-- GOAL --
Of the records that follow, copy only the lines from the line containing "Rebuild this chart" to the line containing "import pandas as pd", both included, exactly as written.

-- RECORDS FOR THIS EXERCISE --
● ● ●

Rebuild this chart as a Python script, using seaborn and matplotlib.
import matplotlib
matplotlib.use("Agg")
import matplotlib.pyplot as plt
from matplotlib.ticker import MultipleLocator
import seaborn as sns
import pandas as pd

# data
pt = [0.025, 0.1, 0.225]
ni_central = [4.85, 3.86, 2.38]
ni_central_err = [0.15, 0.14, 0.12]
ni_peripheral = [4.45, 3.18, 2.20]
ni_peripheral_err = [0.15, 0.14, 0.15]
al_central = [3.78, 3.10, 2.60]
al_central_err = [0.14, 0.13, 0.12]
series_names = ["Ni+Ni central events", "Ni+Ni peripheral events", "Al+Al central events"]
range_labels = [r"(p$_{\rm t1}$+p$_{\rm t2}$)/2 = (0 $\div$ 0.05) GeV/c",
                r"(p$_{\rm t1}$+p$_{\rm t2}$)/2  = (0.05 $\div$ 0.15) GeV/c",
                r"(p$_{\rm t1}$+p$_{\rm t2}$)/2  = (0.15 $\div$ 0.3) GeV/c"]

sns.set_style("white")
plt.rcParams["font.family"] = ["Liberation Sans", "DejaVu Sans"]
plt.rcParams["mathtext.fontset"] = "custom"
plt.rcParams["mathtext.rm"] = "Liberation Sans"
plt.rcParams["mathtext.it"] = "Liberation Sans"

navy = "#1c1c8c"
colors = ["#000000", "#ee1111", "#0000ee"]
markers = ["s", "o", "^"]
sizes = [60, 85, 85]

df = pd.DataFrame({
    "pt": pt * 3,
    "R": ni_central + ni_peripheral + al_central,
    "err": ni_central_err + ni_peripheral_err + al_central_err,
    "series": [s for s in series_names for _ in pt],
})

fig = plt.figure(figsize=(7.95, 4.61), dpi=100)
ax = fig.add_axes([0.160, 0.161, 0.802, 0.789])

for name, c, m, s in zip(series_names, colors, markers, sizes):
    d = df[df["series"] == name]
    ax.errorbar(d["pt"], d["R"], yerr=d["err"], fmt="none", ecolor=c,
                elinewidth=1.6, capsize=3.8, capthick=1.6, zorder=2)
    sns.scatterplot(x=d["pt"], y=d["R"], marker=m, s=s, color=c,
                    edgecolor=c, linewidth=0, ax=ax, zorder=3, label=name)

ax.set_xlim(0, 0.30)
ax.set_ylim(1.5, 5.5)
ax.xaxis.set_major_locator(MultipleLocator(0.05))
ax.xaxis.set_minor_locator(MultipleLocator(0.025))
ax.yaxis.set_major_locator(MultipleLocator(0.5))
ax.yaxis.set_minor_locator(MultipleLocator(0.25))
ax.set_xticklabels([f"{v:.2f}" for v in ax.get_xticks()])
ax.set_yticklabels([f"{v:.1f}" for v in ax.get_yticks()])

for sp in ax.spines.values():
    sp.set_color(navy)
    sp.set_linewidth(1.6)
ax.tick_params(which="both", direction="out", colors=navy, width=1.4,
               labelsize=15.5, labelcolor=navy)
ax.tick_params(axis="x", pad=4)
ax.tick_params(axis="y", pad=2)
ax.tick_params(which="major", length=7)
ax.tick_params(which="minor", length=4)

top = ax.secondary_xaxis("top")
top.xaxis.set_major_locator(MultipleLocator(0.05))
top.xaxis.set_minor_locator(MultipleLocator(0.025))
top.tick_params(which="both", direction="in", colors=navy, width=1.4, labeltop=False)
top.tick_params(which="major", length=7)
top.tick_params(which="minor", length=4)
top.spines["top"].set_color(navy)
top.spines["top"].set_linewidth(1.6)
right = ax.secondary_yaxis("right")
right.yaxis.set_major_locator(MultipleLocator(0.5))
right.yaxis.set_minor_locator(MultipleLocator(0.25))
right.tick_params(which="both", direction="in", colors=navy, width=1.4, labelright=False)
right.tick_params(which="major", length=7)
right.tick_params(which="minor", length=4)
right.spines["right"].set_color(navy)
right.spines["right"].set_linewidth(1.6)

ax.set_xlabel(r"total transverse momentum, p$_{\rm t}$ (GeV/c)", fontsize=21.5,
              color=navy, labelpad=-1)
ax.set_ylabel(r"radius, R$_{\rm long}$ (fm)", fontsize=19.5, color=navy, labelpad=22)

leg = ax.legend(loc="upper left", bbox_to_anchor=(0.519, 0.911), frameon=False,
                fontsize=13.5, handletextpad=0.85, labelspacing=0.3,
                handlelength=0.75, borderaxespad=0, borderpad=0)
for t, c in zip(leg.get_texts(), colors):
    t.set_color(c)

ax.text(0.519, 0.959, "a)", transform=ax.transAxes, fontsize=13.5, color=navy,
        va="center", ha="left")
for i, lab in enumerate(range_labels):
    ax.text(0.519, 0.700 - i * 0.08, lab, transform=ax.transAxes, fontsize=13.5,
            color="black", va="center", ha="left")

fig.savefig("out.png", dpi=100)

● ● ●

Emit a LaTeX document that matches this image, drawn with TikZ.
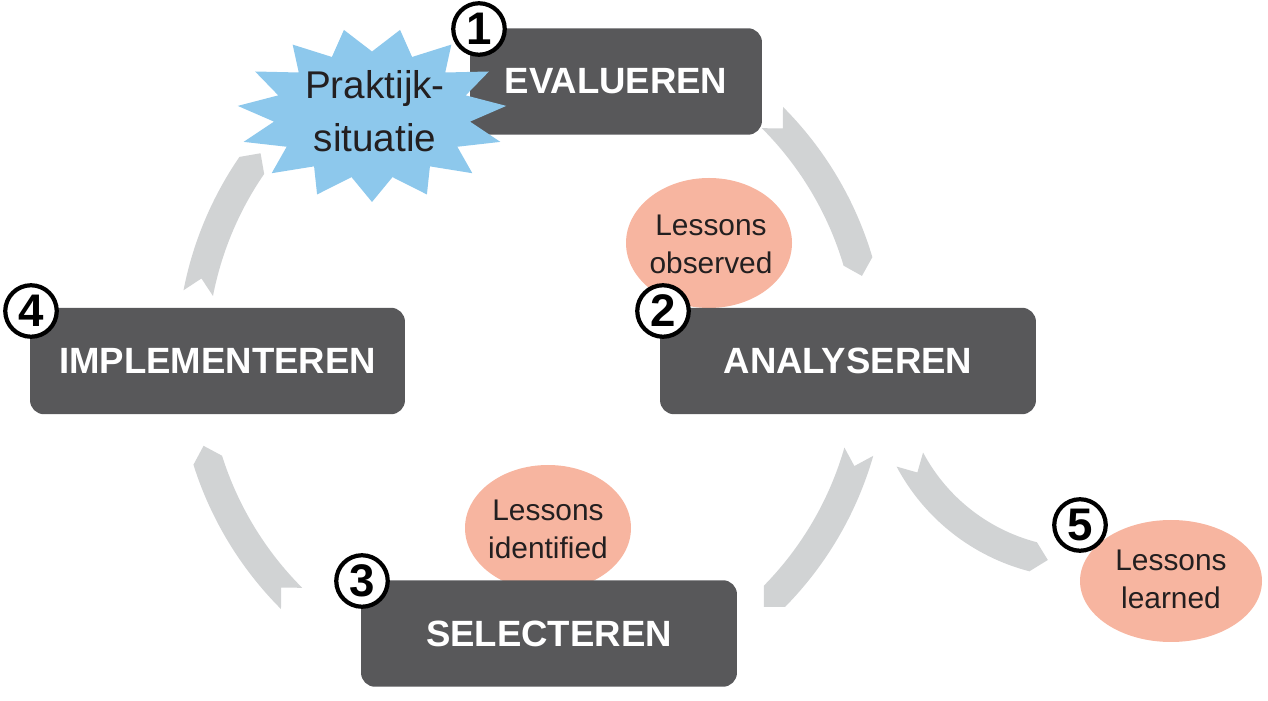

● ● ●

-- RESPONSE TO THE EXERCISE --
Rebuild this chart as a Python script, using seaborn and matplotlib.
import matplotlib
matplotlib.use("Agg")
import matplotlib.pyplot as plt
from matplotlib.ticker import MultipleLocator
import seaborn as sns
import pandas as pd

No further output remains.